Dans le rapport de PDNA, la reconstruction est divisée en huit thèmes principaux, dont la gouvernance, les secteurs des infrastructures, et le développement de l’environnement et des risques de catastrophe. Les femmes ne sont incluses que dans le « secteur de portée générale », qui traite également de la jeunesse et de la culture.
Photo: Nancy Palus/IRIN |
Une femme dans les rues de Port-au-Prince |
Permettre la participation des experts de l’égalité des sexes à tous les secteurs de la reconstruction, et assurer que les voies de financement prévoient une allocation de fonds adaptée aux besoins de chaque sexe fait partie des propositions du rapport alternatif, selon Kathy Mangones, représentante du bureau haïtien du Fonds de développement des Nations Unies pour la femme(UNIFEM).
Plus de temps à perdre
Les femmes d’Haïti n’ont toutefois pas le luxe d’attendre pour agir, a noté Mme St. Cyr. Avant le tremblement de terre, elles dirigeaient la moitié des foyers du pays, un taux qui a désormais augmenté, les femmes accueillant chez elles les enfants d’autres familles.
Quant à la question de la violence sexuelle, si elle reste aussi extrêmement grave, les rapports qui en attestent sont rares.
Edmond Mulet, directeur par intérim de la mission des Nations Unies en Haïti, connue sous le nom de MINUSTAH, a dit la semaine dernière au cours d’une conférence de presse que si l’on en ignorait les statistiques exactes, les cas de violence sexuelle et de viols déclarés étaient de plus en plus nombreux. Les Nations Unies considèrent cette question comme « urgente », a-t-il ajouté, et prévoient de déployer incessamment une Unité de police formée (FPU) bangladaise, exclusivement composée de femmes soldats de maintien de la paix. Il s’agira de la deuxième FPU exclusivement composée de femmes jamais déployée par les Nations Unies ; selon M. Mulet, la présence de ces femmes dans les camps de déplacés, souvent surpeuplés et mal éclairés, « sera extrêmement utile ».

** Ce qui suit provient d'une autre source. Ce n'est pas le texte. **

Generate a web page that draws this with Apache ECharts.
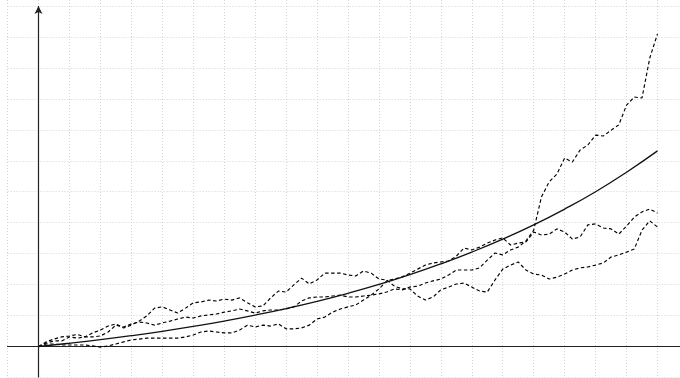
<!DOCTYPE html>
<html>
<head>
<meta charset="utf-8">
<script src="https://cdn.jsdelivr.net/npm/echarts@6/dist/echarts.min.js"></script>
<style>
html,body{margin:0;padding:0;background:#fff;}
#chart{width:680px;height:378px;}
</style>
</head>
<body>
<div id="chart"></div>
<script>
// time steps (x values) shared by the three simulated paths
var steps = [0,0.25,0.5,0.75,1,1.25,1.5,1.75,2,2.25,2.5,2.75,3,3.25,3.5,3.75,4,4.25,4.5,4.75,
  5,5.25,5.5,5.75,6,6.25,6.5,6.75,7,7.25,7.5,7.75,8,8.25,8.5,8.75,9,9.25,9.5,9.75,
  10,10.25,10.5,10.75,11,11.25,11.5,11.75,12,12.25,12.5,12.75,13,13.25,13.5,13.75,14,14.25,14.5,14.75,
  15,15.25,15.5,15.75,16,16.25,16.5,16.75,17,17.25,17.5,17.75,18,18.25,18.5,18.75,19,19.25,19.5,19.75,20];

// path that ends highest
var pathA = [0,0.11,0.18,0.18,0.31,0.27,0.31,0.31,0.34,0.47,0.69,0.63,0.73,0.79,0.76,0.69,0.76,0.82,0.89,0.95,
  0.92,0.99,1.02,1.05,1.11,1.15,1.21,1.15,1.08,1.15,1.18,1.18,1.21,1.28,1.47,1.57,1.60,1.60,1.63,1.66,
  1.60,1.60,1.63,1.66,1.70,1.76,1.86,1.83,1.92,1.95,2.05,2.12,2.18,2.31,2.47,2.47,2.47,2.54,2.79,3.02,
  2.96,3.12,3.21,3.41,3.76,4.83,5.32,5.57,6.09,5.96,6.35,6.51,6.83,6.80,6.99,7.16,7.80,8.06,8.03,9.32,10.10];

// path that ends in the middle
var pathB = [0,0.08,0.08,0.05,0.05,0.05,0.05,0.02,-0.02,0.02,0.08,0.15,0.21,0.24,0.27,0.27,0.27,0.27,0.27,0.31,
  0.37,0.47,0.50,0.47,0.44,0.44,0.53,0.69,0.63,0.69,0.66,0.73,0.57,0.57,0.60,0.69,0.89,0.95,1.11,1.21,
  1.28,1.34,1.50,1.66,1.86,2.12,2.18,2.25,2.37,2.50,2.63,2.70,2.73,2.76,2.92,3.18,3.12,3.21,3.34,3.44,
  3.51,3.28,3.34,3.38,3.70,3.60,3.63,3.80,3.70,3.47,3.54,3.93,3.96,3.83,3.80,3.63,3.89,4.18,4.35,4.44,4.31];

// path that ends lowest
var pathC = [0,0.15,0.24,0.31,0.34,0.39,0.31,0.44,0.53,0.66,0.73,0.60,0.69,0.82,0.99,1.24,1.28,1.18,1.08,1.24,
  1.41,1.44,1.50,1.47,1.53,1.50,1.57,1.41,1.28,1.31,1.57,1.79,1.76,1.99,2.21,2.02,2.15,2.37,2.37,2.37,
  2.31,2.28,2.44,2.37,2.18,2.15,1.95,1.86,1.86,1.63,1.50,1.60,1.83,1.92,2.02,2.05,1.92,1.79,1.76,2.15,
  2.50,2.63,2.73,2.47,2.34,2.31,2.18,2.24,2.34,2.47,2.54,2.57,2.63,2.70,2.89,2.96,3.05,3.15,3.76,4.06,3.86];

// expected (mean) curve
var meanX = [0,1,2,3,4,5,6,7,8,9,10,11,12,13,14,15,16,17,18,19,20];
var meanY = [0,0.105,0.221,0.350,0.492,0.649,0.822,1.014,1.226,1.460,1.718,2.004,2.320,2.669,3.050,3.470,3.930,4.440,5.000,5.630,6.320];

function zip(xs, ys){ var out=[]; for (var i=0;i<ys.length;i++) out.push([xs[i], ys[i]]); return out; }

var chart = echarts.init(document.getElementById('chart'), null, {renderer:'canvas'});
var dashStyle = {color:'#000', width:1.15, type:[3.5,2.5]};
var gridLine = {show:true, showMinLine:true, showMaxLine:false, lineStyle:{color:'#d4d4d4', width:1, type:[1,2]}};
chart.setOption({
  animation:false,
  backgroundColor:'#ffffff',
  grid:{left:7.55, right:0, top:0, bottom:0.55, containLabel:false},
  xAxis:{type:'value', min:-1, max:20.727, interval:1,
    axisLine:{show:true, onZero:true, lineStyle:{color:'#222', width:1.2}},
    axisTick:{show:false}, axisLabel:{show:false},
    splitLine:gridLine},
  yAxis:{type:'value', min:-1, max:11.195, interval:1,
    axisLine:{show:false}, axisTick:{show:false}, axisLabel:{show:false},
    splitLine:gridLine},
  series:[
    {type:'line', data:zip(steps, pathA), showSymbol:false, lineStyle:dashStyle, silent:true,
     markLine:{silent:true, symbol:['none','arrow'], symbolSize:[6,8], label:{show:false},
       lineStyle:{color:'#222', width:1.2, type:'solid'},
       data:[[{coord:[0,-1]},{coord:[0,11]}]]}},
    {type:'line', data:zip(steps, pathB), showSymbol:false, lineStyle:dashStyle, silent:true},
    {type:'line', data:zip(steps, pathC), showSymbol:false, lineStyle:dashStyle, silent:true},
    {type:'line', data:zip(meanX, meanY), smooth:true, showSymbol:false, silent:true,
     lineStyle:{color:'#111', width:1.3, type:'solid'}}
  ]
});
</script>
</body>
</html>
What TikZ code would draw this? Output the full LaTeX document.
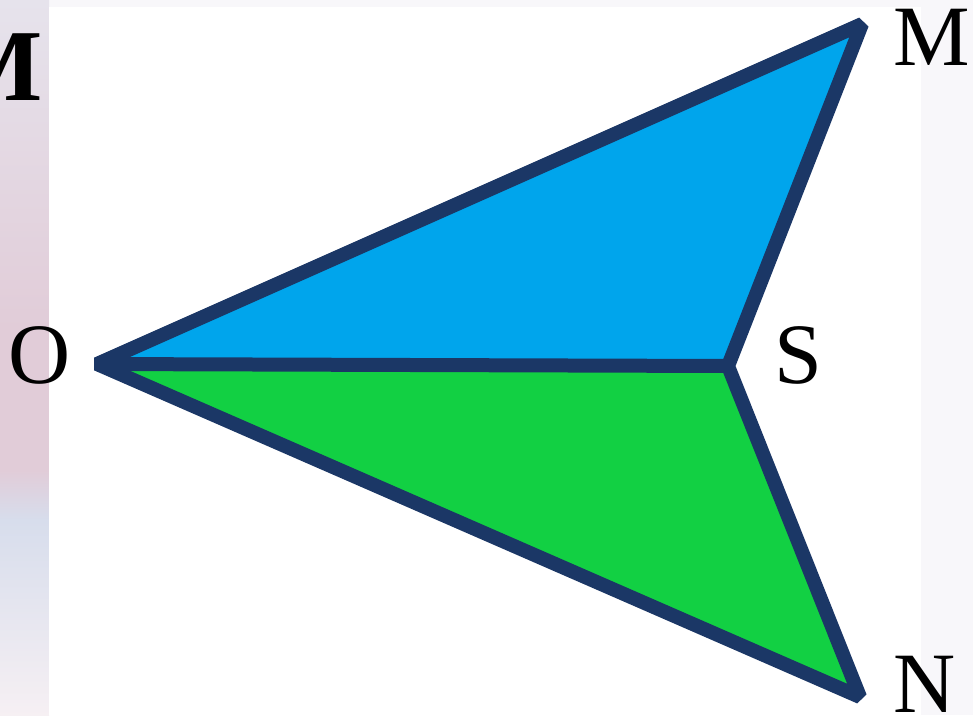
\documentclass[tikz,border=0pt]{standalone}
\usepackage{fontspec}
\setmainfont{Liberation Serif}
\begin{document}
\begin{tikzpicture}[x=1pt,y=-1pt,
  edge/.style={draw=navy,line width=14pt,line join=bevel,line cap=butt},
  lbl/.style={inner sep=0pt,anchor=base,font=\fontsize{86}{86}\selectfont}]
\definecolor{navy}{HTML}{1B3766}
\definecolor{skyfill}{HTML}{00A5EC}
\definecolor{grnfill}{HTML}{12D043}
\definecolor{lav}{HTML}{E6E3EC}
\definecolor{pinkish}{HTML}{E1CCD8}
\definecolor{bluish}{HTML}{D7DDEC}
\definecolor{rightpale}{HTML}{F8F7FA}
\useasboundingbox (0,0) rectangle (973,715);
\clip (0,0) rectangle (973,715);
% background
\fill[rightpale] (0,0) rectangle (973,715);
\shade[top color=lav,bottom color=pinkish] (0,0) rectangle (49,330);
\shade[top color=pinkish,bottom color=pinkish] (0,330) rectangle (49,470);
\shade[top color=pinkish,bottom color=bluish] (0,470) rectangle (49,520);
\shade[top color=bluish,bottom color=white!70!pinkish] (0,520) rectangle (49,715);
\fill[white] (49,7) rectangle (921,715);
% cut-off bold M
\node[inner sep=0pt,anchor=base east,font=\fontsize{102}{102}\selectfont\bfseries] (bm) at (43,100) {M};
% vertices
\coordinate (O) at (97,364);
\coordinate (S) at (728,366);
\coordinate (M) at (862,24);
\coordinate (N) at (860,697);
% fills
\fill[skyfill] (O) -- (M) -- (S) -- cycle;
\fill[grnfill] (O) -- (S) -- (N) -- cycle;
% outline
\draw[edge] (O) -- (M) -- (S) -- (N) -- cycle;
\draw[edge] (O) -- (S);
% labels
\node[lbl] (lO) at (40,383) {O};
\node[lbl] (lS) at (798,383) {S};
\node[lbl] (lM) at (932,65) {M};
\node[lbl] (lN) at (925,712) {N};
\end{tikzpicture}
\end{document}
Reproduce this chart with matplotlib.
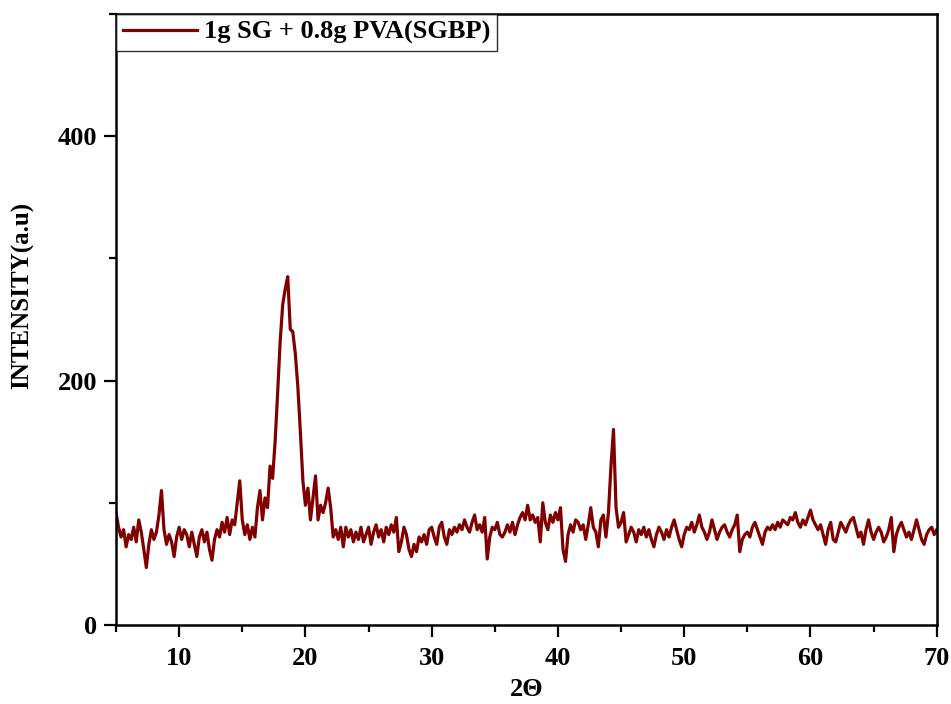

Ban Ki-moon, secrétaire général des Nations Unies, a noté pour sa part lors de la conférence de presse qui marquait la clôture de la conférence principale des bailleurs, qu’il restait « douloureusement conscient, en particulier, des cas de violence sexuelle déclarés ». Hilary Clinton, secrétaire d’Etat américaine, et Helen Clark, administratrice du Programme des Nations Unies pour le développement (PNUD) entre autres, ont également évoqué la nécessité d’accorder la priorité aux besoins des femmes.
Toutefois, sans femme autour de la table, ces bons sentiments n’ont pas abouti, selon Mme St. Cyr.
« Nous devons être entendues, parce que le système nous a lamentablement déçues. Ces échecs systématiques ont montré que notre avis n’avait pas été pris en compte et qu’il n’était pas prioritaire », a-t-elle déploré. « Cela va au-delà des mots. Au-delà des lois qui ne sont pas mises en application. Au-delà des dollars. Haïti est un pays en déliquescence que l’on enterre progressivement. Ce n’est pas le séisme qui a enterré Haïti ; Haïti est continuellement enterré depuis des années, et il est temps que nous l'aidions à se sortir de là ».